Angesichts der aktuellen Gewaltwellen im Namen des Islams wird es von zentraler Bedeutung sein, dass moderate Muslime die Deutungshoheit über die Inhalte ihres Glaubens schnellstmöglich zurückgewinnen. Um dieses Ziel zu erreichen, ist es unabdingbar, sich die Gretchenfrage zu stellen: Wer kann und darf definieren, was als "islamisch" verbindlich gilt? Schließlich kennt der Islam keine hierarchischen Strukturen und vor allem keine oberste Lehrinstanz wie die katholische Kirche.

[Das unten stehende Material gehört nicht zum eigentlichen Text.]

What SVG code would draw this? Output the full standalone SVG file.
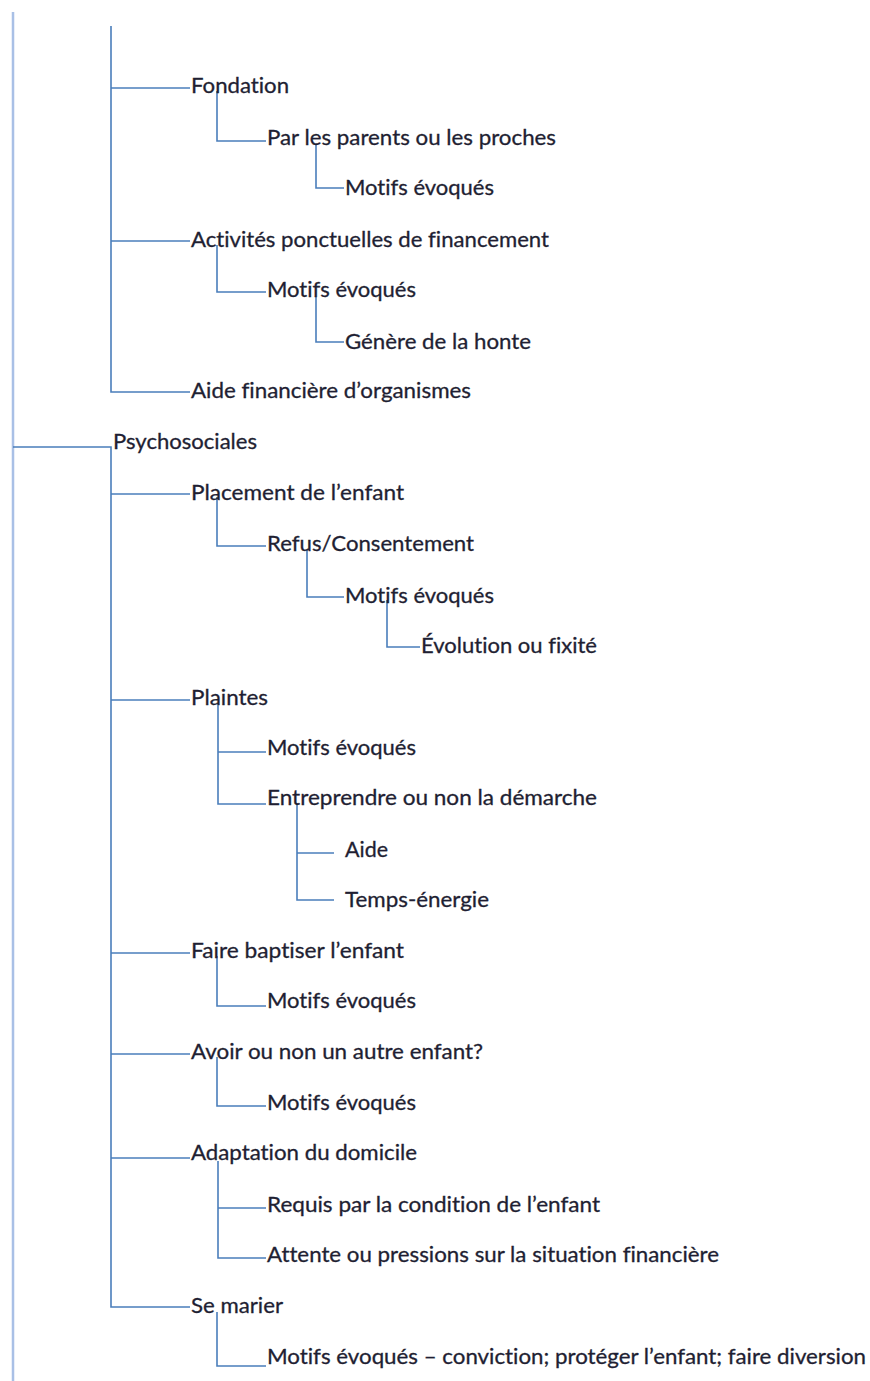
<svg xmlns="http://www.w3.org/2000/svg" width="870" height="1381" viewBox="0 0 870 1381">
  <style>
    .lbl { font-family: "Lato", "Open Sans", "Liberation Sans", sans-serif; font-size: 21px; fill: #1f1f33; stroke: #1f1f33; stroke-width: 0.3; font-variant-ligatures: none; font-feature-settings: "liga" 0; }
    .link { fill: none; stroke: #4a7ebb; stroke-width: 1.6; }
    .trunk { fill: none; stroke: #a9c0e6; stroke-width: 2.5; }
  </style>
  <rect width="870" height="1381" fill="#ffffff"/>

  <!-- connectors -->
  <g id="connectors">
    <line class="trunk" x1="13" y1="12" x2="13" y2="1381"/>
    <!-- first branch (financial) -->
    <path class="link" d="M111 26 V392 H190"/>
    <path class="link" d="M111 88 H190"/>
    <path class="link" d="M111 241 H190"/>
    <path class="link" d="M217 91 V141 H266"/>
    <path class="link" d="M316 145 V188 H344"/>
    <path class="link" d="M217 245 V292 H266"/>
    <path class="link" d="M316 297 V342 H344"/>
    <!-- Psychosociales branch -->
    <path class="link" d="M13 447 H111 V1307 H190"/>
    <path class="link" d="M111 494 H190"/>
    <path class="link" d="M217 497 V546 H266"/>
    <path class="link" d="M307 550 V597 H344"/>
    <path class="link" d="M387 600 V647 H420"/>
    <path class="link" d="M111 700 H190"/>
    <path class="link" d="M218 703 V804 H266"/>
    <path class="link" d="M218 752 H266"/>
    <path class="link" d="M297 803 V900 H334"/>
    <path class="link" d="M297 853 H334"/>
    <path class="link" d="M111 953 H190"/>
    <path class="link" d="M217 956 V1006 H266"/>
    <path class="link" d="M111 1054 H190"/>
    <path class="link" d="M217 1057 V1106 H266"/>
    <path class="link" d="M111 1158 H190"/>
    <path class="link" d="M218 1161 V1258 H266"/>
    <path class="link" d="M218 1208 H266"/>
    <path class="link" d="M217 1312 V1366 H266"/>
  </g>

  <!-- nodes -->
  <g id="n-fondation"><text class="lbl" x="191" y="93" textLength="98" lengthAdjust="spacingAndGlyphs">Fondation</text></g>
  <g id="n-parents"><text class="lbl" x="267" y="145" textLength="289" lengthAdjust="spacingAndGlyphs">Par les parents ou les proches</text></g>
  <g id="n-parents-motifs"><text class="lbl" x="345" y="195" textLength="149" lengthAdjust="spacingAndGlyphs">Motifs évoqués</text></g>
  <g id="n-activites"><text class="lbl" x="191" y="247" textLength="358" lengthAdjust="spacingAndGlyphs">Activités ponctuelles de financement</text></g>
  <g id="n-activites-motifs"><text class="lbl" x="267" y="297" textLength="149" lengthAdjust="spacingAndGlyphs">Motifs évoqués</text></g>
  <g id="n-honte"><text class="lbl" x="345" y="349" textLength="186" lengthAdjust="spacingAndGlyphs">Génère de la honte</text></g>
  <g id="n-aide-fin"><text class="lbl" x="191" y="398" textLength="280" lengthAdjust="spacingAndGlyphs">Aide financière d’organismes</text></g>
  <g id="n-psycho"><text class="lbl" x="113" y="449" textLength="144" lengthAdjust="spacingAndGlyphs">Psychosociales</text></g>
  <g id="n-placement"><text class="lbl" x="191" y="500" textLength="213" lengthAdjust="spacingAndGlyphs">Placement de l’enfant</text></g>
  <g id="n-refus"><text class="lbl" x="267" y="551" textLength="207" lengthAdjust="spacingAndGlyphs">Refus/Consentement</text></g>
  <g id="n-refus-motifs"><text class="lbl" x="345" y="603" textLength="149" lengthAdjust="spacingAndGlyphs">Motifs évoqués</text></g>
  <g id="n-evolution"><text class="lbl" x="421" y="653" textLength="176" lengthAdjust="spacingAndGlyphs">Évolution ou fixité</text></g>
  <g id="n-plaintes"><text class="lbl" x="191" y="705" textLength="77" lengthAdjust="spacingAndGlyphs">Plaintes</text></g>
  <g id="n-plaintes-motifs"><text class="lbl" x="267" y="755" textLength="149" lengthAdjust="spacingAndGlyphs">Motifs évoqués</text></g>
  <g id="n-entreprendre"><text class="lbl" x="267" y="805" textLength="330" lengthAdjust="spacingAndGlyphs">Entreprendre ou non la démarche</text></g>
  <g id="n-aide"><text class="lbl" x="345" y="857" textLength="43" lengthAdjust="spacingAndGlyphs">Aide</text></g>
  <g id="n-temps"><text class="lbl" x="345" y="907" textLength="144" lengthAdjust="spacingAndGlyphs">Temps-énergie</text></g>
  <g id="n-baptiser"><text class="lbl" x="191" y="958" textLength="213" lengthAdjust="spacingAndGlyphs">Faire baptiser l’enfant</text></g>
  <g id="n-baptiser-motifs"><text class="lbl" x="267" y="1008" textLength="149" lengthAdjust="spacingAndGlyphs">Motifs évoqués</text></g>
  <g id="n-autre-enfant"><text class="lbl" x="191" y="1059" textLength="292" lengthAdjust="spacingAndGlyphs">Avoir ou non un autre enfant?</text></g>
  <g id="n-autre-motifs"><text class="lbl" x="267" y="1110" textLength="149" lengthAdjust="spacingAndGlyphs">Motifs évoqués</text></g>
  <g id="n-adaptation"><text class="lbl" x="191" y="1160" textLength="226" lengthAdjust="spacingAndGlyphs">Adaptation du domicile</text></g>
  <g id="n-requis"><text class="lbl" x="267" y="1212" textLength="333" lengthAdjust="spacingAndGlyphs">Requis par la condition de l’enfant</text></g>
  <g id="n-attente"><text class="lbl" x="267" y="1262" textLength="452" lengthAdjust="spacingAndGlyphs">Attente ou pressions sur la situation financière</text></g>
  <g id="n-marier"><text class="lbl" x="191" y="1313" textLength="92" lengthAdjust="spacingAndGlyphs">Se marier</text></g>
  <g id="n-marier-motifs"><text class="lbl" x="267" y="1364" textLength="599" lengthAdjust="spacingAndGlyphs">Motifs évoqués – conviction; protéger l’enfant; faire diversion</text></g>
</svg>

Das Fehlen solch einer zentralen Lehrinstanz mag auf viele Intellektuelle im Westen und anderswo basisdemokratisch und daher faszinierend wirken. Doch es ist hochproblematisch, weil es Laientheologen und bornierten Hasspredigern aller Couleur erlaubt, terroristische und barbarische Akte als "islamisch legitimiert" zu erklären - und dadurch tatsächlich elementare islamische Normen ad absurdum zu führen.

Tariq Ramadan; Foto: dpa/picture-alliance
Ruf nach Reform und Erneuerung des islamischen Glaubens: Tariq Ramadan ist Professor für Islamwissenschaften am St. Antony’s College der Oxford University. Der französische Intellektuelle zählt zu den bedeutendsten Vordenkern des europäischen Islam.

Erschwerend kommt hinzu, dass in vielen islamischen Ländern kulturell engstirnige Phänomene wie der herrschende Wahhabismus im heutigen Saudi-Arabien als religiöses Dogma missverstanden werden, obwohl sie mit der Religion des Islam wenig zu tun haben.

Reformimpulse geben

Vier Jahre nach dem Arabischen Frühling sind die Hoffnungen auf eine Demokratisierungswelle im arabischen Raum weitgehend enttäuscht worden. Auch ein innerislamischer Dialog oder eine Reformdebatte über Wege und Konzepte zur Lösung akuter Probleme finden so gut wie nirgendwo statt. Faktisch existiert die "Islamische Welt" als politische Formation nicht. Sie hat auch nie als einheitliches Gebilde existiert. Sie ist zersplittert und die Mehrheit der islamischen Staaten ist mit internen Legitimationskonflikten und zahlreichen Stellvertreterkriegen beschäftigt - und nicht mit Reformdiskursen.

Aber gerade weil keine substanziellen Reformimpulse aus der islamischen Welt zu erwarten sind, könnte der Aufruf an alle "muslimischen Demokraten" eine zivilisatorische, ja epochemachende Bedeutung entfalten. Ja, alle muslimischen Autoritäten, reformorientierten Theologen und Entscheidungsträger sollten der Einladung zu einer gemeinsamen Konferenz folgen!

Dies ist eine vielleicht historische Möglichkeit, dass muslimische Demokraten aus aller Welt eine neuartige, innovative Formel für einen islamischen Weg in die Moderne entwickeln. Wir brauchen dringend eine islamisch tragfähige Konsensformel, die den komplexen Realitäten pluralistischer, multiethnischer und multireligiöser Gesellschaften Rechnung trägt - auch der der Einwanderungsgesellschaften. Europa sollte das aus eigenem Interesse stark fördern. Nicht nur als Gegenentwurf zum Dschihadismus, sondern auch, weil Europa sich als eine demokratische Wertegemeinschaft versteht.